2 - Por outro lado, realço que o presente acórdão remete para uma interpretação da presunção de inocência que só, num outro contexto, é aceite por este tribunal e que nunca se poderá invocar no concreto contexto deste julgamento. Se é verdade que "todo o arguido se presume inocente até ao trânsito em julgado da sentença de condenação, pelo que o simples facto de ser submetido a julgamento não pode constituir, só por si, no nosso ordenamento jurídico, um atentado ao bom nome e reputação" (cf. Acórdão 474/94), não poderá atribuir-se ao dever de o Tribunal afastar pré-juízos e evitar presunções relativamente ao arguido a função de obstáculo lógico a que se invoque um direito à disponibilidade das condições essenciais para não ser submetido a julgamento. Objectivamente, é um argumento "farisaico" o da presunção de inocência enquanto dever do juiz, utilizado para se esvaziar de conteúdo o princípio de presunção da inocência, entendido como conjunto das condições objectivas que devem ser criadas para que o arguido possa defender a sua honra e privacidade, evitando um julgamento público.
Um sentido do princípio da presunção de inocência, próximo do que subjaz à declaração de voto, esteve, aliás, patente no Acórdão 695/95, em que este Tribunal considerou inconstitucional o artigo 342.º do Código de Processo Penal.
3 - Por fim, entendo que a natureza facultativa da instrução não há-de compatibilizar-se com um domínio sobre o processo pelo Tribunal de tipo inquisitório, devendo antes ser considerada, intrinsecamente, como a manifestação de direitos processuais do arguido. Se o arguido pretende utilizar as faculdades inerentes à fase instrutória, enceta-se aí uma dialéctica processual dirigida à confirmação ou infirmação da acusação, em que a mesma acusação é submetida a uma verificação contraditória.

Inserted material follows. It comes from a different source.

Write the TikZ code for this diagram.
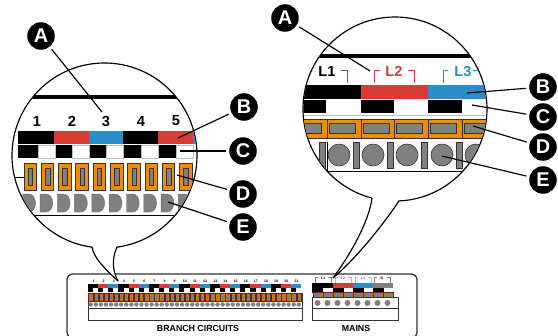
\documentclass[tikz,border=0pt]{standalone}
\usepackage{fontspec}
\setmainfont{Liberation Sans}
\definecolor{barred}{RGB}{216,58,52}
\definecolor{barblue}{RGB}{42,142,200}
\definecolor{termorange}{RGB}{240,140,0}
\definecolor{termgray}{RGB}{128,128,128}
\tikzset{
  letterdot/.style={circle,fill=black,text=white,inner sep=0pt,minimum size=23.5pt,font=\fontsize{17}{17}\bfseries},
  leader/.style={line width=1pt,shorten <=2.5pt},
  bubble/.style={line width=1pt},
  termcell/.style={fill=termorange,draw=black!80,line width=0.7pt},
  terminner/.style={fill=termgray,draw=black!80,line width=0.5pt},
  smallcell/.style={fill=termorange!85!black,draw=barred!50!black,line width=0.3pt},
  smallinner/.style={fill=termgray!60!barblue,draw=none},
  bignum/.style={inner sep=0pt,font=\fontsize{12.5}{12.5}\bfseries},
  tinynum/.style={inner sep=0pt,font=\fontsize{3}{3}\bfseries},
  paneltext/.style={inner sep=0pt,font=\fontsize{7.5}{7.5}\bfseries}
}

\begin{document}
\begin{tikzpicture}[x=0.03cm,y=-0.03cm]
       \useasboundingbox (0,0) rectangle (558,336);
       \draw[line width=1.1pt,black!80,rounded corners=5] (67,274) rectangle (417,338);
       % branch panel
       \draw[line width=0.5pt,black!80] (88,293) rectangle (302,320);
       \draw[line width=0.4pt,black!80] (88,308) -- (302,308);
       \foreach \i [evaluate=\i as \x using {88+10.15*(\i-1)},evaluate=\i as \m using {int(mod(\i,3))}] in {1,...,21} {
         \ifnum\m=1 \fill[black] (\x,284) rectangle +(10.15,4);\fi
         \ifnum\m=2 \fill[barred] (\x,284) rectangle +(10.15,4);\fi
         \ifnum\m=0 \fill[barblue] (\x,284) rectangle +(10.15,4);\fi
         \fill[black] (\x,288) rectangle +(5.1,4);
         \node[tinynum] (s\i) at (\x+5.5,281) {\i};
       }
       \foreach \i [evaluate=\i as \x using {88.6+5.075*\i}] in {0,...,41} {
         \draw[smallcell] (\x,293.5) rectangle +(4.3,7.5);
         \fill[smallinner] (\x+1.4,294.5) rectangle +(1.6,5.5);
         \fill[termgray] (\x+2.1,304.5) circle (2.2);
       }
       \node[paneltext] (branch) at (198,328) {BRANCH CIRCUITS};
       % mains panel
       \draw[line width=0.5pt,black!80] (312,297) rectangle (398,320);
       \draw[line width=0.4pt,black!80] (312,308) -- (398,308);
       \fill[black] (312,283) rectangle (333,288);
       \fill[barred] (333,283) rectangle (353,288);
       \fill[barblue] (353,283) rectangle (373,288);
       \fill[termgray] (373,283) rectangle (393,288);
       \foreach \x in {312,333,353,373} \fill[black] (\x,288) rectangle +(10.5,4.5);
       \foreach \x in {313,323,333,343,353,363,373,383} {
         \draw[smallcell] (\x,292.5) rectangle +(9.7,5);
         \fill[smallinner] (\x+1.5,293.5) rectangle +(6.7,3);
         \fill[termgray] (\x+4.5,303) circle (3);
       }
       \foreach \x/\t/\c in {323/L1/black,343/L2/barred,363/L3/barblue,382/N/black} {
         \node[tinynum,text=\c] (m\t) at (\x,278) {\t};
         \draw[line width=0.25pt,\c!50] (\x-8,282.5) -- (\x-8,277) -- (\x-5,277);
         \draw[line width=0.25pt,\c!50] (\x+5,277) -- (\x+8,277) -- (\x+8,282.5);
       }
       \node[paneltext] (mains) at (356,328) {MAINS};
       % left bubble
       \draw[bubble,fill=white] (104.5,155.5) circle (92.5);
       \fill[white] (92,245) .. controls (94,258) and (104,268) .. (118,281) .. controls (112,270) and (112,258) .. (117,245) -- cycle;
       \draw[bubble] (92,247) .. controls (94,258) and (104,268) .. (118,281);
       \draw[bubble] (118,281) .. controls (112,270) and (112,258) .. (117,247);
       \begin{scope}
         \clip (104.5,155.5) circle (92);
         \draw[line width=2.6pt] (20,97) -- (190,97);
         \fill[black] (18,131) rectangle (54,144);
         \fill[barred] (54,131) rectangle (89,144);
         \fill[barblue] (89,131) rectangle (123,144);
         \fill[black] (123,131) rectangle (158,144);
         \fill[barred] (158,131) rectangle (193,144);
         \fill[barblue] (193,131) rectangle (200,144);
         \fill[black] (18,145) rectangle (193,158);
         \foreach \x in {38,72,106,141,176} \draw[fill=white,draw=black!25,line width=0.4pt] (\x,145) rectangle +(17,13);
         \draw[line width=0.8pt] (10,177) -- (24,177);
         \foreach \i [evaluate=\i as \x using {24+17.3*\i}] in {0,...,9} {
           \draw[termcell] (\x,163) rectangle +(12.5,27);
           \draw[terminner] (\x+4,168) rectangle +(4.5,17);
         }
         \foreach \i [evaluate=\i as \x using {22.7+17.3*\i}] in {0,...,9} {
           \fill[termgray] (\x,194) -- (\x+6,194) .. controls (\x+15,194) and (\x+15,212) .. (\x+6,212) -- (\x,212) -- cycle;
           \draw[line width=0.3pt,black!60] (\x,194) -- (\x+6,194) .. controls (\x+15,194) and (\x+15,212) .. (\x+6,212) -- (\x,212) -- cycle;
         }
         \draw[line width=0.8pt] (20,215) -- (190,215);
       \end{scope}
       \foreach \i/\x in {1/37,2/72,3/106,4/141,5/176} \node[bignum] (n\i) at (\x,121) {\i};
       % right bubble
       \draw[bubble,fill=white] (395,109) circle (92);
       \fill[white] (372,196) .. controls (369,222) and (350,255) .. (333,278) .. controls (352,262) and (378,232) .. (399,199) -- cycle;
       \draw[bubble] (372,198) .. controls (369,222) and (350,255) .. (333,278);
       \draw[bubble] (333,278) .. controls (352,262) and (378,232) .. (399,201);
       \begin{scope}
         \clip (395,109) circle (91.5);
         \draw[line width=2.6pt] (300,56) -- (490,56);
         \fill[black] (300,85) rectangle (361,99);
         \fill[barred] (361,85) rectangle (428,99);
         \fill[barblue] (428,85) rectangle (490,99);
         \fill[black] (300,99.5) rectangle (326,113);
         \fill[black] (361,99.5) rectangle (394,113);
         \fill[black] (428,99.5) rectangle (462,113);
         \draw[line width=0.8pt,black!25] (300,115) -- (490,115);
         \fill[termorange] (300,119) rectangle (490,138);
         \draw[line width=0.6pt,black!80] (300,119) -- (490,119) (300,138) -- (490,138);
         \foreach \x in {293,327,361,394.5,428.5,462} {
           \draw[line width=0.8pt,black!80] (\x,119) -- (\x,138);
           \draw[terminner] (\x+2,123) rectangle +(26,10);
         }
         \foreach \x in {319,353,387,421,456} \draw[terminner] (\x,142) rectangle +(6,26);
         \foreach \x in {339,373,407,442,476} \draw[terminner] (\x,155) circle (11);
         \draw[line width=0.7pt] (327,142) -- (327,171) -- (490,171);
         \draw[line width=0.7pt,black!60] (341,70) -- (347,70) -- (347,83);
         \draw[line width=0.7pt,barred] (380,70) -- (374,70) -- (374,83);
         \draw[line width=0.7pt,barred] (408,70) -- (414,70) -- (414,83);
         \draw[line width=0.7pt,barblue] (448,70) -- (443,70) -- (443,83);
         \draw[line width=0.7pt,barblue] (473,70) -- (483,70) -- (483,83);
       \end{scope}
       \node[bignum] (l1) at (327,71) {L1};
       \node[bignum,text=barred] (l2) at (394,71) {L2};
       \node[bignum,text=barblue] (l3) at (463,71) {L3};
       % left callouts
       \node[letterdot] (la) at (41,36) {A};
       \node[letterdot] (lb) at (244,107) {B};
       \node[letterdot] (lc) at (243,151) {C};
       \node[letterdot] (ld) at (243,194) {D};
       \node[letterdot] (le) at (243,227) {E};
       \coordinate (pa) at (102,112);
       \coordinate (pb) at (178,138);
       \coordinate (pc) at (180,151);
       \coordinate (pd) at (177,175);
       \coordinate (pe) at (168,202);
       \draw[leader] (la) -- (pa);
       \draw[leader] (lb) -- (pb);
       \draw[leader] (lc) -- (pc);
       \draw[leader] (ld) -- (pd);
       \draw[leader] (le) -- (pe);
       % right callouts
       \node[letterdot] (ra) at (285,18) {A};
       \node[letterdot] (rb) at (543,87) {B};
       \node[letterdot] (rc) at (543,117) {C};
       \node[letterdot] (rd) at (543,147) {D};
       \node[letterdot] (re) at (543,180) {E};
       \coordinate (qa) at (370,71);
       \coordinate (qb) at (467,93);
       \coordinate (qc) at (472,105);
       \coordinate (qd) at (473,126);
       \coordinate (qe) at (442,156);
       \draw[leader] (ra) -- (qa);
       \draw[leader] (rb) -- (qb);
       \draw[leader] (rc) -- (qc);
       \draw[leader] (rd) -- (qd);
       \draw[leader] (re) -- (qe);
\end{tikzpicture}
\end{document}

Ora, um contraditório sem recorribilidade do indeferimento das diligências probatórias requeridas (numa fase processual cujo desfecho é uma decisão irrecorrível) é um contraditório, à partida, deficitário, pois não são dados ao arguido todos os meios processuais para influenciar a decisão final do Tribunal, nomeadamente pela possibilidade de alteração de uma decisão de indeferimento incorrecta.
Por outro lado, é óbvio que é na fase do debate instrutório que as diligências probatórias são realizadas. A possibilidade invocada no acórdão de se realizarem no decurso do debate os actos instrutórios que foram requeridos na fase facultativa da instrução e indeferidos por despacho do juiz configura-se, apenas, como manifestação do poder de investigação do juiz (artigo 299.º), não conferindo ao arguido nenhum poder acrescido quanto à configuração do contexto probatório em que se irá desenrolar o debate instrutório nem nenhum inerente direito de recurso no caso de indeferimento de não realização das diligências solicitadas.
Por isto tudo, esta solução num sistema em que é irrecorrível o próprio despacho de pronúncia parece-me inconstitucional.
4 - Eventuais argumentos de celeridade processual e de impedimento de diligências dilatórias, com que, por vezes, se tenta influenciar a opinião pública contra o excesso de garantismo penal, e que parecem ter influenciado a alteração do regime legal, só adquirem, todavia, validade à custa da aceitação, quanto a mim intolerável, de que nas sociedades contemporâneas não há um direito processual com dignidade constitucional de evitar ser submetido a julgamento, apesar da diminuição de direitos fundamentais que tal situação acarreta e ainda que seja respeitada a presunção de inocência nessa fase. - Maria Fernanda Palma.